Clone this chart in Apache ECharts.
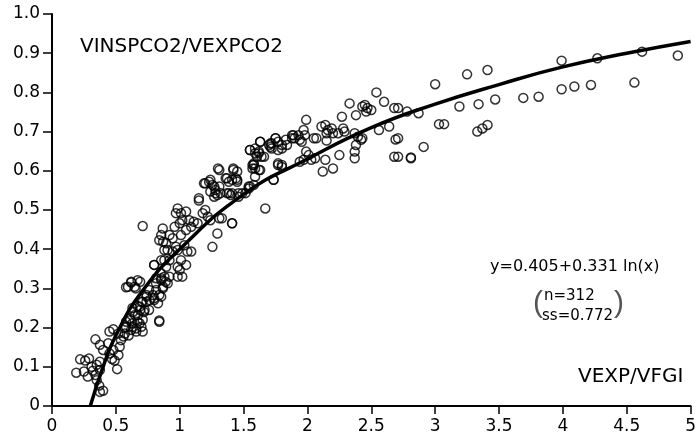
<!DOCTYPE html>
<html>
<head>
<meta charset="utf-8">
<script src="https://cdn.jsdelivr.net/npm/echarts@6/dist/echarts.min.js"></script>
<style>
  html, body { margin: 0; padding: 0; background: #fff; }
  #chart { width: 699px; height: 439px; }
</style>
</head>
<body>
<div id="chart"></div>
<script>
// axis ticks
var xTicks = [0, 0.5, 1, 1.5, 2, 2.5, 3, 3.5, 4, 4.5, 5];
var yTicks = [0, 0.1, 0.2, 0.3, 0.4, 0.5, 0.6, 0.7, 0.8, 0.9, 1.0];

var pointsLow = [
  [0.22, 0.119], [0.26, 0.116], [0.29, 0.121], [0.19, 0.085], [0.25, 0.088],
  [0.28, 0.075], [0.32, 0.090], [0.35, 0.105], [0.375, 0.113], [0.31, 0.100],
  [0.34, 0.079], [0.375, 0.092], [0.35, 0.066], [0.37, 0.052], [0.40, 0.039],
  [0.375, 0.036], [0.34, 0.17], [0.375, 0.156], [0.40, 0.143], [0.44, 0.16],
  [0.47, 0.12], [0.49, 0.116], [0.51, 0.094], [0.45, 0.134], [0.48, 0.143],
  [0.52, 0.13], [0.53, 0.151], [0.45, 0.19], [0.48, 0.196], [0.52, 0.185],
  [0.56, 0.177], [0.57, 0.20], [0.54, 0.168], [0.58, 0.215], [0.61, 0.224],
  [0.63, 0.211], [0.65, 0.232], [0.67, 0.215], [0.66, 0.198], [0.70, 0.202],
  [0.62, 0.194], [0.60, 0.18], [0.71, 0.22], [0.72, 0.24], [0.69, 0.245],
  [0.63, 0.25], [0.74, 0.266], [0.70, 0.266], [0.67, 0.255], [0.76, 0.245],
  [0.84, 0.218], [0.58, 0.303], [0.62, 0.315], [0.655, 0.30], [0.69, 0.317],
  [0.76, 0.296], [0.74, 0.279], [0.80, 0.27], [0.815, 0.313], [0.84, 0.283],
  [0.87, 0.304], [0.89, 0.317], [0.855, 0.326], [0.80, 0.36], [0.88, 0.372],
  [0.905, 0.398], [0.87, 0.419], [0.85, 0.34]
];

var pointsMid = [
  [1.19, 0.568], [1.23, 0.572], [1.256, 0.564], [1.28, 0.551], [1.27, 0.534],
  [1.295, 0.538], [1.24, 0.547], [1.31, 0.56], [1.385, 0.572], [1.45, 0.572],
  [1.41, 0.543], [1.46, 0.543], [1.515, 0.543], [1.54, 0.555], [1.58, 0.564],
  [1.15, 0.524], [0.71, 0.459], [0.984, 0.504], [1.01, 0.492], [0.97, 0.492],
  [1.05, 0.496], [1.075, 0.474], [1.11, 0.47], [1.02, 0.474], [1.0, 0.466],
  [0.96, 0.457], [1.05, 0.449], [1.09, 0.457], [1.14, 0.466], [1.18, 0.492],
  [1.20, 0.50], [1.22, 0.483], [1.24, 0.474], [1.31, 0.479], [1.41, 0.466],
  [1.295, 0.44], [1.256, 0.406], [0.867, 0.453], [0.855, 0.436], [0.84, 0.423],
  [0.92, 0.436], [0.945, 0.428], [1.01, 0.436], [1.036, 0.41], [0.97, 0.406],
  [0.894, 0.415], [0.88, 0.398], [0.945, 0.394], [0.984, 0.398], [1.06, 0.394],
  [1.09, 0.394], [1.01, 0.372], [0.984, 0.355], [1.0, 0.347], [1.05, 0.36],
  [1.02, 0.33], [0.984, 0.33], [0.80, 0.36], [0.855, 0.372], [0.92, 0.372],
  [0.894, 0.355], [0.815, 0.326], [0.855, 0.321], [0.88, 0.33], [0.92, 0.33],
  [0.906, 0.313], [0.867, 0.30], [0.815, 0.296], [0.855, 0.279], [0.79, 0.283],
  [0.80, 0.275], [0.83, 0.262], [0.62, 0.317], [0.67, 0.321], [0.595, 0.304],
  [0.647, 0.304], [0.74, 0.283], [0.764, 0.27], [0.71, 0.266], [0.686, 0.253],
  [0.725, 0.245], [0.634, 0.24], [0.673, 0.232], [0.61, 0.219], [0.58, 0.202],
  [0.634, 0.202], [0.686, 0.211], [0.66, 0.19], [0.71, 0.19], [0.57, 0.185],
  [0.84, 0.215], [1.30, 0.606], [1.42, 0.606], [1.45, 0.598], [1.37, 0.581],
  [1.45, 0.577], [1.20, 0.568], [1.24, 0.577], [1.27, 0.56], [1.28, 0.543],
  [1.15, 0.53], [1.385, 0.543], [1.55, 0.653], [1.59, 0.657], [1.63, 0.674],
  [1.62, 0.645], [1.66, 0.636], [1.71, 0.661], [1.75, 0.683], [1.72, 0.67],
  [1.77, 0.653], [1.80, 0.657], [1.84, 0.666], [1.88, 0.691], [1.90, 0.683],
  [1.58, 0.615], [1.59, 0.585], [1.63, 0.602], [1.57, 0.606], [1.77, 0.615],
  [1.80, 0.61], [1.735, 0.577], [1.54, 0.56]
];

var pointsHigh = [
  [2.54, 0.80], [2.33, 0.772], [2.45, 0.768], [2.47, 0.76], [2.50, 0.755],
  [2.46, 0.751], [2.43, 0.764], [2.60, 0.776], [2.68, 0.76], [2.38, 0.742],
  [2.27, 0.738], [1.99, 0.73], [2.11, 0.713], [2.14, 0.717], [2.16, 0.704],
  [2.19, 0.708], [2.15, 0.696], [2.20, 0.696], [2.24, 0.696], [2.28, 0.708],
  [2.29, 0.70], [1.97, 0.704], [1.98, 0.691], [1.89, 0.691], [1.93, 0.691],
  [1.88, 0.683], [1.94, 0.679], [1.955, 0.674], [2.05, 0.683], [2.07, 0.683],
  [2.15, 0.677], [1.75, 0.683], [1.77, 0.674], [1.80, 0.666], [1.83, 0.679],
  [1.63, 0.674], [1.55, 0.653], [1.59, 0.645], [1.62, 0.649], [1.64, 0.636],
  [1.605, 0.636], [1.70, 0.666], [1.72, 0.657], [1.71, 0.67], [1.99, 0.649],
  [2.01, 0.64], [2.03, 0.628], [2.06, 0.632], [1.94, 0.623], [1.97, 0.628],
  [2.37, 0.696], [2.395, 0.687], [2.42, 0.679], [2.38, 0.666], [2.37, 0.649],
  [2.37, 0.632], [2.43, 0.683], [2.56, 0.704], [2.64, 0.713], [2.69, 0.68],
  [2.68, 0.636], [2.81, 0.632], [2.25, 0.64], [2.14, 0.628], [2.12, 0.598],
  [2.20, 0.606], [1.67, 0.504], [1.41, 0.466], [1.33, 0.479], [1.31, 0.602],
  [1.36, 0.581], [1.42, 0.602], [1.44, 0.581], [1.41, 0.577], [1.32, 0.543],
  [1.37, 0.543], [1.40, 0.538], [1.46, 0.534], [1.49, 0.543], [1.55, 0.56],
  [1.57, 0.615], [1.59, 0.606], [1.62, 0.602], [1.58, 0.619], [1.77, 0.619],
  [1.80, 0.615], [1.735, 0.577], [2.71, 0.76], [2.78, 0.751], [2.87, 0.747],
  [2.71, 0.683], [2.71, 0.636], [2.81, 0.634], [2.91, 0.661], [3.00, 0.821],
  [3.03, 0.719], [3.07, 0.719], [3.19, 0.764], [3.25, 0.846], [3.34, 0.77],
  [3.41, 0.857], [3.47, 0.782], [3.33, 0.70], [3.37, 0.708], [3.41, 0.717],
  [3.69, 0.786], [3.81, 0.789], [3.99, 0.881], [3.99, 0.808], [4.09, 0.815],
  [4.22, 0.819], [4.27, 0.887], [4.56, 0.825], [4.62, 0.904], [4.90, 0.894]
];

// fitted curve
var fitX = [0.3, 0.4, 0.5, 0.7, 1, 1.5, 2, 2.5, 3, 3.5, 4, 4.5, 5];
var fitY = [0, 0.10, 0.18, 0.29, 0.40, 0.54, 0.63, 0.71, 0.77, 0.82, 0.865, 0.90, 0.93];

var FONT = 'DejaVu Sans';

var chart = echarts.init(document.getElementById('chart'), null, { renderer: 'canvas' });

var option = {
  animation: false,
  backgroundColor: '#fff',
  grid: { left: 52, right: 4, top: 14, bottom: 33, containLabel: false },
  xAxis: {
    type: 'value',
    min: xTicks[0],
    max: xTicks[xTicks.length - 1],
    interval: 0.5,
    splitLine: { show: false },
    axisLine: { onZero: false, lineStyle: { color: '#000', width: 2 } },
    axisTick: { length: 8, lineStyle: { color: '#000', width: 1.5 } },
    axisLabel: {
      margin: 12, color: '#000', fontFamily: FONT, fontSize: 17,
      formatter: function (v) { return String(v); }
    }
  },
  yAxis: {
    type: 'value',
    min: yTicks[0],
    max: yTicks[yTicks.length - 1],
    interval: 0.1,
    splitLine: { show: false },
    axisLine: { onZero: false, lineStyle: { color: '#000', width: 2 } },
    axisTick: { length: 9, lineStyle: { color: '#000', width: 1.5 } },
    axisLabel: {
      margin: 12, color: '#000', fontFamily: FONT, fontSize: 17,
      formatter: function (v) { return v === 0 ? '0' : v.toFixed(1); }
    }
  },
  series: [
    {
      type: 'scatter',
      data: pointsLow.concat(pointsMid, pointsHigh),
      symbol: 'circle',
      symbolSize: 9,
      itemStyle: { color: 'rgba(255,255,255,0)', borderColor: '#000', borderWidth: 1.5 },
      z: 2
    },
    {
      type: 'line',
      data: fitX.map(function (x, i) { return [x, fitY[i]]; }),
      smooth: true,
      showSymbol: false,
      lineStyle: { color: '#000', width: 3.5 },
      z: 3
    }
  ],
  graphic: [
    { type: 'text', left: 80, top: 37,
      style: { text: 'VINSPCO2/VEXPCO2', font: '20px "DejaVu Sans"', fill: '#000' } },
    { type: 'text', left: 578, top: 367,
      style: { text: 'VEXP/VFGI', font: '20px "DejaVu Sans"', fill: '#000' } },
    { type: 'text', left: 490, top: 259,
      style: { text: 'y=0.405+0.331 ln(x)', font: '16px "DejaVu Sans"', fill: '#000' } },
    { type: 'text', left: 544, top: 289,
      style: { text: 'n=312', font: '15px "DejaVu Sans"', fill: '#000' } },
    { type: 'text', left: 542, top: 309,
      style: { text: 'ss=0.772', font: '15px "DejaVu Sans"', fill: '#000' } },
    { type: 'text', left: 533, top: 289,
      style: { text: '(', font: '30px "Liberation Sans"', fill: '#555' } },
    { type: 'text', left: 614, top: 289,
      style: { text: ')', font: '30px "Liberation Sans"', fill: '#555' } }
  ]
};

chart.setOption(option);
</script>
</body>
</html>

● **Exercise**: Repeat only the lines from the beginning of the material through the line containing "0.8, 0.9, 1.0];", both ends kept, leaving pictures out.

● **Response**:
Clone this chart in Apache ECharts.
<!DOCTYPE html>
<html>
<head>
<meta charset="utf-8">
<script src="https://cdn.jsdelivr.net/npm/echarts@6/dist/echarts.min.js"></script>
<style>
  html, body { margin: 0; padding: 0; background: #fff; }
  #chart { width: 699px; height: 439px; }
</style>
</head>
<body>
<div id="chart"></div>
<script>
// axis ticks
var xTicks = [0, 0.5, 1, 1.5, 2, 2.5, 3, 3.5, 4, 4.5, 5];
var yTicks = [0, 0.1, 0.2, 0.3, 0.4, 0.5, 0.6, 0.7, 0.8, 0.9, 1.0];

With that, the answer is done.